Gilbert Hyatt (Mostly) Wins at Board of Equalization; What This Teaches Us About Moving from California

Remember Gilbert Hyatt? He’s the microprocessor inventor who made a fortune and then moved to no-tax Nevada from high-tax California, but California’s Franchise Tax Board (FTB) said didn’t move. The case has gotten to the US Supreme Court twice, and there’s still a related civil case at the 9th Circuit Court of Appeals. The underlying tax audit–an audit that began in 1993–was (mostly) resolved in Mr. Hyatt’s favor yesterday at California’s Board of Equalization.

Let me first start with the basic history of the case. Gilbert Hyatt invented (and patented) items related to microprocessors in 1990. He realized he would owe 10% of his very large upcoming income to California if he remained in the state, so in October 1991 he moved to Nevada. In 1993, the FTB audited Mr. Hyatt (the FTB is California’s income tax agency), alleging he didn’t move from California until April 1992. The FTB alleged he owed taxes on $5.4 million plus fraud penalties of another $5.4 million.
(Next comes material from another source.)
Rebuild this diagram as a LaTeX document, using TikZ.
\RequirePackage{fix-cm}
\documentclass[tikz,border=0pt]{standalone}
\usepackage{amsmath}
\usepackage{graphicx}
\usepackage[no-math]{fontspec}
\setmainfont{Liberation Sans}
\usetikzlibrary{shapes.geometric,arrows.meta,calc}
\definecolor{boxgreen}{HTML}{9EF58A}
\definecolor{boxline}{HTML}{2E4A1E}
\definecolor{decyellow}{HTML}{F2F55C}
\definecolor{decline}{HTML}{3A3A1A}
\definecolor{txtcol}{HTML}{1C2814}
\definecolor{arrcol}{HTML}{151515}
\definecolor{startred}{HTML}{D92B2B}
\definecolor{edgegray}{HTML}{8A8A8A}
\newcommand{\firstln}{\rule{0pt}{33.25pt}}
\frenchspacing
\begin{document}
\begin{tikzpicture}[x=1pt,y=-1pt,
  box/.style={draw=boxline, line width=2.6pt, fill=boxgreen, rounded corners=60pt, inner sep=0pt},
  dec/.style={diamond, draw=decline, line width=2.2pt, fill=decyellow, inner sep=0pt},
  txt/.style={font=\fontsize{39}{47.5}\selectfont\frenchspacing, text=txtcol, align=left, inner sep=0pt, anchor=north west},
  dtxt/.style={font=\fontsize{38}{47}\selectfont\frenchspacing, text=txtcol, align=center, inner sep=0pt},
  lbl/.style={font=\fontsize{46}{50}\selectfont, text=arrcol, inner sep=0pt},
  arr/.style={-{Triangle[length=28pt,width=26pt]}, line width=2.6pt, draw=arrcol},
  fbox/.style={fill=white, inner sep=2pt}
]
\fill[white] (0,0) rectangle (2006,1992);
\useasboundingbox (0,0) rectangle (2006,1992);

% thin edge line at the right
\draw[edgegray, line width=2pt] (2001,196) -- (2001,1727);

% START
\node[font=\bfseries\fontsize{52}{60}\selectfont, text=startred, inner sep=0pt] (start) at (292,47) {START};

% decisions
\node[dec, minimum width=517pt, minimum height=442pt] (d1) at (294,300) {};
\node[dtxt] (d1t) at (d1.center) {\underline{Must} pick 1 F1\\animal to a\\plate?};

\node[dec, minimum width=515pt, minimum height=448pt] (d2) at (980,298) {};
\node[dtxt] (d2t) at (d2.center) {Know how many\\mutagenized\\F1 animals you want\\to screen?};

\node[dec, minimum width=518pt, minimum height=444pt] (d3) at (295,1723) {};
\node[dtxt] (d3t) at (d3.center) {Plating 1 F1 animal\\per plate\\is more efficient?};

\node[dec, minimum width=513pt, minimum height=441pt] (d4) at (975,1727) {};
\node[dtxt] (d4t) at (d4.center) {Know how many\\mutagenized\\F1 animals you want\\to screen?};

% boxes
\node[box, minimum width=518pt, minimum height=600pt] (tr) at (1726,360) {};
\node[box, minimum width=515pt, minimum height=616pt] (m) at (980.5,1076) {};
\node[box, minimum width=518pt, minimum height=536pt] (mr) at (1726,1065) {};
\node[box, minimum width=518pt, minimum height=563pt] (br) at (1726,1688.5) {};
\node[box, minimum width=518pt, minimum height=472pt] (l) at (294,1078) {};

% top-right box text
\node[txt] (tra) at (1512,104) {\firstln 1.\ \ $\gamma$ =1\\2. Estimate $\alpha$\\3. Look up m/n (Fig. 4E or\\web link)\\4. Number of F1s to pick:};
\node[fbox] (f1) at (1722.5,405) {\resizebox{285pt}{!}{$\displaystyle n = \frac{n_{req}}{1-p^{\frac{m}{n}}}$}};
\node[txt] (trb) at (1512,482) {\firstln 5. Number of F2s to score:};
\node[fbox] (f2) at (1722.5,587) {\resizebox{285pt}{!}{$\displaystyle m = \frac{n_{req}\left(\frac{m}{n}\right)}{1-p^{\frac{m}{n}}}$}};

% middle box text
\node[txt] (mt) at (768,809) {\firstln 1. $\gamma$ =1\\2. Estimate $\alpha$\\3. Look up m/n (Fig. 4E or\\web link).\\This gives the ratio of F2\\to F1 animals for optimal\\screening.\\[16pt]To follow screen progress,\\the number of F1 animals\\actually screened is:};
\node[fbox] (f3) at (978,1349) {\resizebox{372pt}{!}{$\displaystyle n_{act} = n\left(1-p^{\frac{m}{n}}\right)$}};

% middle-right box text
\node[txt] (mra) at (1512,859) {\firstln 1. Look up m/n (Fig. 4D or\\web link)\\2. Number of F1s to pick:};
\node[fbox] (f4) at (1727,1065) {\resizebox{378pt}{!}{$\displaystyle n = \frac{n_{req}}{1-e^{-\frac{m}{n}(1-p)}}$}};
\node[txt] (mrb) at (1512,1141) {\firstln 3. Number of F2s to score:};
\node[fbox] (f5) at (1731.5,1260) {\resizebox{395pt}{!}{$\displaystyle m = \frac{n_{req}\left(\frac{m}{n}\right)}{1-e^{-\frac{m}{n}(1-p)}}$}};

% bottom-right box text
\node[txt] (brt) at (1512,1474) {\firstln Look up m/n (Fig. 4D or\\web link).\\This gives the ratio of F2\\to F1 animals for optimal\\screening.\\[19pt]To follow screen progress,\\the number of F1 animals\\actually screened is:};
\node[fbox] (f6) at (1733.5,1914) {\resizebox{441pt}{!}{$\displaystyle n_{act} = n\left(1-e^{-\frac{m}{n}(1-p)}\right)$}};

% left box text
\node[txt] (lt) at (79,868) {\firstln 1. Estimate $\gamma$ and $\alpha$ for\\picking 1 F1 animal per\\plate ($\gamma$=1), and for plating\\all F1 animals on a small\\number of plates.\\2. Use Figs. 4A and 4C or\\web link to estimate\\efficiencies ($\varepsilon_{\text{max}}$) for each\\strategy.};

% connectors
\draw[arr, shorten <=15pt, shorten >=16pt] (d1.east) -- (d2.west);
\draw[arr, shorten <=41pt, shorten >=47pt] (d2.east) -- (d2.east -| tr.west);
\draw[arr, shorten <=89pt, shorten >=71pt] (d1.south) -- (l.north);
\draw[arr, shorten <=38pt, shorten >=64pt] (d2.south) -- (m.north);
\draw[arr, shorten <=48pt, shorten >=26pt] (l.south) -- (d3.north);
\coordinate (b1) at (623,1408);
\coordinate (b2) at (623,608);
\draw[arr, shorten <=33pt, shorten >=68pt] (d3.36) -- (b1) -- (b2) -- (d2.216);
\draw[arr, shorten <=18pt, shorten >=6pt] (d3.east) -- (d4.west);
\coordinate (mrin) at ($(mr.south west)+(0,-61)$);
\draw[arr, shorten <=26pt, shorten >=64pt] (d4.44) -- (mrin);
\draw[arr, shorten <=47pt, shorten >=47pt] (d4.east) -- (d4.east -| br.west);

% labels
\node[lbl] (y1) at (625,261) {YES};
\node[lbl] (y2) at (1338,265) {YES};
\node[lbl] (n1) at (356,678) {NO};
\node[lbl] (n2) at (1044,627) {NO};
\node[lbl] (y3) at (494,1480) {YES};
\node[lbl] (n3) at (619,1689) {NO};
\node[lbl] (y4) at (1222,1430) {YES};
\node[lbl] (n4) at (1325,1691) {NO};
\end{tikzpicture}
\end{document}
The FTB, as part of its investigation, skirted the law in Nevada. They rummaged through Mr. Hyatt’s garbage, and (as found by a jury here in Nevada) committed fraud. The first Supreme Court decision, in 2003, allowed Mr. Hyatt to sue the FTB in court in Nevada alleging that the FTB committed a wide range of torts. The FTB argued because the FTB is immune from lawsuits in California it could not be sued in Nevada; the FTB lost that argument.

The case went to trial, and Mr. Hyatt was awarded $400 million (including punitive damages). The FTB appealed, and the Nevada Supreme Court lowered the damages. The FTB appealed again to the US Supreme Court; the Supreme Court ruled that damages are limited to what could be awarded against a Nevada agency (something less than $100,000).
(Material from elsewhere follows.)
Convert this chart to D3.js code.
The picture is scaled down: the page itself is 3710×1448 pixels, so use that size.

Meanwhile, Mr. Hyatt’s audit results were appealed to the Board of Equalization in the mid 1990s. Yesterday, some twenty years later, the BOE finally heard the case. (The BOE hears appeals from the FTB. However, beginning January 1, 2018 the BOE will no longer hear such appeals.) After a 13-hour hearing, the BOE ruled 4-1 that there was no fraud; the BOE ruled 3-2 that Mr. Hyatt moved to Nevada in October 1991 (as he had said). However, the BOE also ruled that Mr. Hyatt conducted his business primarily out of California after his move to Nevada in 1991. It’s likely Mr. Hyatt owes taxes on somewhere between $1 and $2 million (plus interest and penalties). This decision could be appealed into the California court system by either side.


More interestingly to blog readers, what does this teach us about changing your domicile from one state to another?
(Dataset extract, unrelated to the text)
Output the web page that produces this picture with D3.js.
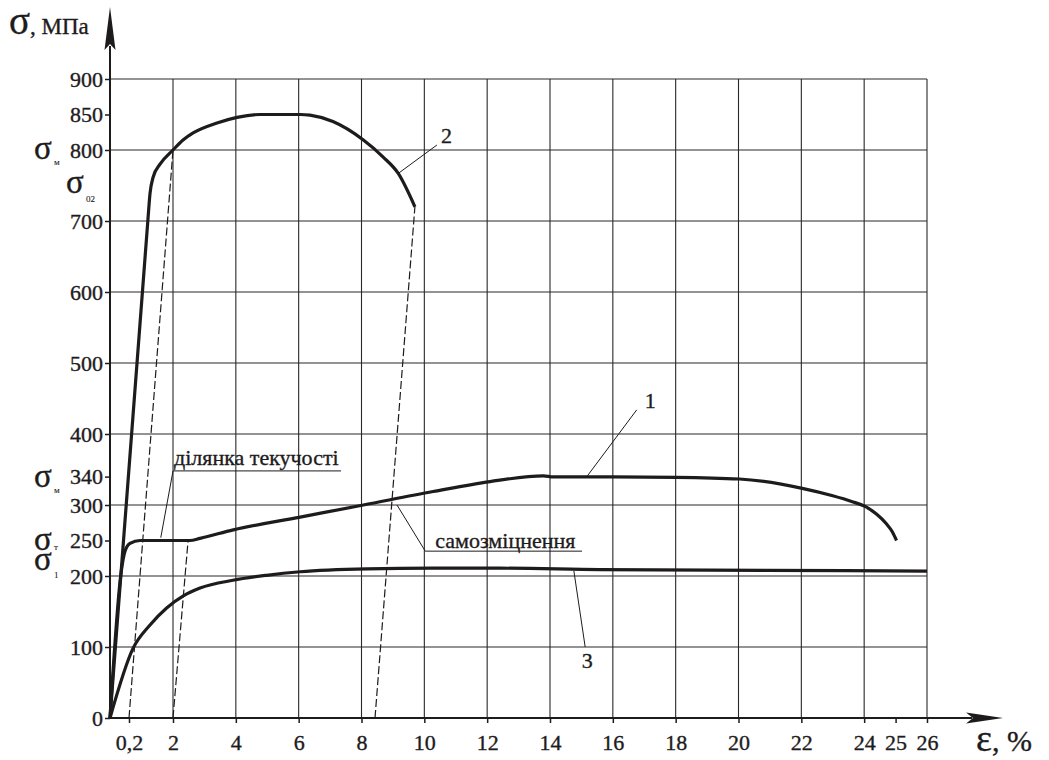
<!DOCTYPE html>
<html>
<head>
<meta charset="utf-8">
<script src="https://cdn.jsdelivr.net/npm/d3@7"></script>
<style>
  html, body { margin: 0; padding: 0; background: #fff; }
  svg { display: block; }
  text { font-family: "Liberation Serif", "Times New Roman", serif; fill: #1e1b1c; stroke: #1e1b1c; stroke-width: 0.35px; }
</style>
</head>
<body>
<svg id="chart" width="1049" height="760"></svg>
<script>
// Strain (ε, %) and stress (σ, MPa) for the three tension diagrams
const curve1Eps = [0, 0.117, 0.158, 0.241, 0.65, 1.47, 2.54, 2.86, 3.92, 6.05, 8.06, 10.28, 12.09, 13.79, 14.1, 16, 18.02, 20.03, 22.03, 23, 23.6, 24.03, 24.4, 24.7, 24.9, 25.03];
const curve1Sig = [0, 205, 235, 246, 250, 250, 250, 253, 265, 283, 300, 319, 333, 341, 339.5, 339.5, 339, 336.6, 323.5, 313, 305, 298, 287, 274, 262, 250];

const curve2Eps = [0, 0.97, 1.06, 1.19, 1.47, 2, 2.32, 2.64, 3.4, 4.04, 4.77, 6.05, 6.36, 7.09, 8.06, 8.69, 9.17, 9.7];
const curve2Sig = [0, 700, 739, 762, 780, 800, 814, 824, 838, 846, 850, 850, 849, 840, 814, 790, 767, 720];

const curve3Eps = [0, 0.364, 1.06, 1.74, 2.33, 2.86, 3.91, 4.98, 6.05, 8.17, 10.27, 12.41, 15.59, 20.84, 26];
const curve3Sig = [0, 98, 131, 155, 172, 183, 194, 201, 206, 210, 211, 211, 209, 208, 207];

// Unloading (offset) lines: [ε at σ = 0, ε at top, σ at top]
const unloadEps0 = [0.2, 2, 8.43];
const unloadEps1 = [2, 2.48, 9.7];
const unloadSig1 = [800, 250, 720];

// Axis ticks and grid
const xTicks = [0.2, 2, 4, 6, 8, 10, 12, 14, 16, 18, 20, 22, 24, 25, 26];
const yTicks = [0, 100, 200, 250, 300, 340, 400, 500, 600, 700, 800, 850, 900];
const gridX = [2, 4, 6, 8, 10, 12, 14, 16, 18, 20, 22, 24, 26];
const gridY = [100, 200, 300, 400, 500, 600, 700, 800, 900];

const ink = "#1e1b1c";
const svg = d3.select("#chart");

// The first interval (0…0,2) is stretched so the offset tick is readable
const x = d3.scaleLinear().domain([0, 0.2, 2, 26]).range([110, 129, 173, 927]);
const y = d3.scaleLinear().domain([0, 900]).range([718, 79]);

const xMin = x(0), xMax = x(26), yMin = y(0), yMax = y(900);

// Grid
const grid = svg.append("g").attr("stroke", "#2a2728").attr("stroke-width", 1.1);
grid.selectAll("line.v").data(gridX).join("line")
  .attr("x1", d => x(d)).attr("x2", d => x(d))
  .attr("y1", yMin).attr("y2", yMax);
grid.selectAll("line.h").data(gridY).join("line")
  .attr("x1", xMin).attr("x2", xMax)
  .attr("y1", d => y(d)).attr("y2", d => y(d));

// Axes with ticks
const fmt = d => String(d).replace(".", ",");
const yAxis = svg.append("g").attr("transform", `translate(${xMin},0)`)
  .call(d3.axisLeft(y).tickValues(yTicks).tickSize(5).tickPadding(2).tickFormat(fmt));
const xAxis = svg.append("g").attr("transform", `translate(0,${yMin})`)
  .call(d3.axisBottom(x).tickValues(xTicks).tickSize(5).tickPadding(11).tickFormat(fmt));
[xAxis, yAxis].forEach(g => {
  g.attr("font-family", null);
  g.select(".domain").remove();
  g.selectAll(".tick line").attr("stroke", ink).attr("stroke-width", 1.5);
  g.selectAll(".tick text").attr("fill", ink)
    .style("font-family", '"Liberation Serif", serif').style("font-size", "22px");
});

// Axis lines with arrowheads
svg.append("line").attr("x1", xMin).attr("x2", xMin).attr("y1", yMin).attr("y2", 46)
  .attr("stroke", ink).attr("stroke-width", 2);
svg.append("line").attr("x1", xMin).attr("x2", 972).attr("y1", yMin).attr("y2", yMin)
  .attr("stroke", ink).attr("stroke-width", 2);
svg.append("path")
  .attr("d", `M${xMin},7 L${xMin + 5.5},50 L${xMin},44 L${xMin - 5.5},50 Z`)
  .attr("fill", ink);
svg.append("path")
  .attr("d", `M1003,${yMin} L966,${yMin - 5.5} L973,${yMin} L966,${yMin + 5.5} Z`)
  .attr("fill", ink);

// Unloading lines
svg.append("g").selectAll("line").data(unloadEps0).join("line")
  .attr("x1", d => x(d)).attr("y1", y(0))
  .attr("x2", (d, i) => x(unloadEps1[i])).attr("y2", (d, i) => y(unloadSig1[i]))
  .attr("stroke", ink).attr("stroke-width", 1.2).attr("stroke-dasharray", "8,3");

// Curves
const line = d3.line().x(d => x(d[0])).y(d => y(d[1])).curve(d3.curveMonotoneX);
const curves = [
  d3.zip(curve1Eps, curve1Sig),
  d3.zip(curve2Eps, curve2Sig),
  d3.zip(curve3Eps, curve3Sig)
];
svg.append("g").selectAll("path").data(curves).join("path")
  .attr("d", line).attr("fill", "none")
  .attr("stroke", ink).attr("stroke-width", 3.2)
  .attr("stroke-linejoin", "round").attr("stroke-linecap", "butt");

// Curve numbers with leader lines
const numLeaders = [
  { label: "2", from: [9.17, 767], to: [10.4, 807], tx: 4, ty: -2, anchor: "start" },
  { label: "1", from: [15.19, 341], to: [16.76, 434], tx: 8, ty: -2, anchor: "start" },
  { label: "3", from: [14.76, 207], to: [15.12, 100], tx: 2, ty: 21, anchor: "middle" }
];
const thin = svg.append("g").attr("stroke", ink).attr("stroke-width", 1).attr("fill", "none");
numLeaders.forEach(d => {
  thin.append("line")
    .attr("x1", x(d.from[0])).attr("y1", y(d.from[1]))
    .attr("x2", x(d.to[0])).attr("y2", y(d.to[1]));
  svg.append("text").attr("x", x(d.to[0]) + d.tx).attr("y", y(d.to[1]) + d.ty)
    .attr("text-anchor", d.anchor).style("font-size", "22px").text(d.label);
});

// Region notes with underlined captions
const notes = [
  { text: "ділянка текучості", from: [1.5, 254], elbow: [2, 348], end: 7.35, indent: 1, gap: 6 },
  { text: "самозміцнення", from: [9.13, 300], elbow: [10.03, 235], end: 15.02, indent: 10, gap: 3 }
];
notes.forEach(d => {
  const ex = x(d.elbow[0]), ey = y(d.elbow[1]);
  thin.append("polyline")
    .attr("points", `${x(d.from[0])},${y(d.from[1])} ${ex},${ey} ${x(d.end)},${ey}`);
  svg.append("text").attr("x", ex + d.indent).attr("y", ey - d.gap)
    .style("font-size", "22px").text(d.text);
});

// Axis titles
const title = svg.append("text").attr("x", 9).attr("y", 34);
title.append("tspan").style("font-size", "39px").text("σ");
title.append("tspan").style("font-size", "23px").text(", МПа");

const xt = svg.append("text").attr("x", 976).attr("y", 751);
xt.append("tspan").style("font-size", "38px").text("ε");
xt.append("tspan").style("font-size", "30px").text(", %");

// Characteristic stress symbols beside the stress axis
const marks = [
  { sub: "м", v: 800, x: 34, dy: 9, sdy: 15 },
  { sub: "02", v: 800, x: 66, dy: 43, sdy: 52 },
  { sub: "м", v: 340, x: 34, dy: 10, sdy: 16 },
  { sub: "т", v: 250, x: 34, dy: 9, sdy: 9 },
  { sub: "1", v: 250, x: 34, dy: 29, sdy: 37 }
];
marks.forEach(d => {
  svg.append("text").attr("x", d.x).attr("y", y(d.v) + d.dy)
    .style("font-size", "33px").text("σ");
  svg.append("text").attr("x", d.x + 20).attr("y", y(d.v) + d.sdy)
    .style("font-size", "9px").style("stroke-width", "0.1px").text(d.sub);
});
</script>
</body>
</html>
1. Really Move. This sounds basic, but tax agencies don’t like it when you say you move from their high-tax jurisdiction to a low-tax one. If you suddenly come into income, you’re far more likely to be audited, and if the tax agency discovers you’re using your friend’s house in your old hometown to conduct business they won’t be happy. If possible, don’t keep an address in your old state; simply have forwarding orders with the post office.

2. Do the Little Things. There are a lot of things involved when you move, but if you may be a subject of a residency audit it pays to do them. Register to vote in your new city. Make sure you register your car(s), and get a new driver’s license. Yes, the DMV isn’t fun but you need to do this. Change your address with your financial institutions. Have utility bills in your name. Find a new house of worship in your new home. The list is lengthy, but the more you do the easier a residency audit will be.

3. Document, Document, Document. One of my favorite sayings is that if you keep good records an audit is an annoyance; if you don’t keep good records an audit is a painful annoyance. You need to double or triple that for a residency audit.

The last residency audit I was involved with was for a couple that moved from New York to Las Vegas. They really moved and had all their documents. New York alleged that because they didn’t buy a new home for six months after they moved to Las Vegas they were still New York residents. However, the couple (and their children) really did move: There was a lease for their rental home, private school receipts from here, voter registration cards, etc. The couple won the residency audit.

4. Stay Around. You need to stay in your new tax home for four months (minimum)–six months or longer is far better–or your old home could say you haven’t changed your domicile (the place you intend to return to). Indeed, if you can avoid your old home for a year that’s far better.

5. California Tries to Exhaust Litigation Opponents. If you end up in a fight with California one component of the state’s strategy is to financially exhaust opponents. Mr. Hyatt’s dispute began in 1993. It is now 2017. I wouldn’t be surprised if there’s still litigation involved with the dispute into the next decade. Most individuals in fights with the FTB don’t have the resources that Gilbert Hyatt has. It’s very easy to have a Pyrrhic victory in a fight with a tax agency.

There’s a lot more involved when you change your residency. Realize if you’re a high-income individual and you move from California to Nevada you’ve painted a target on your back. If you really do move, do the little things and keep good records.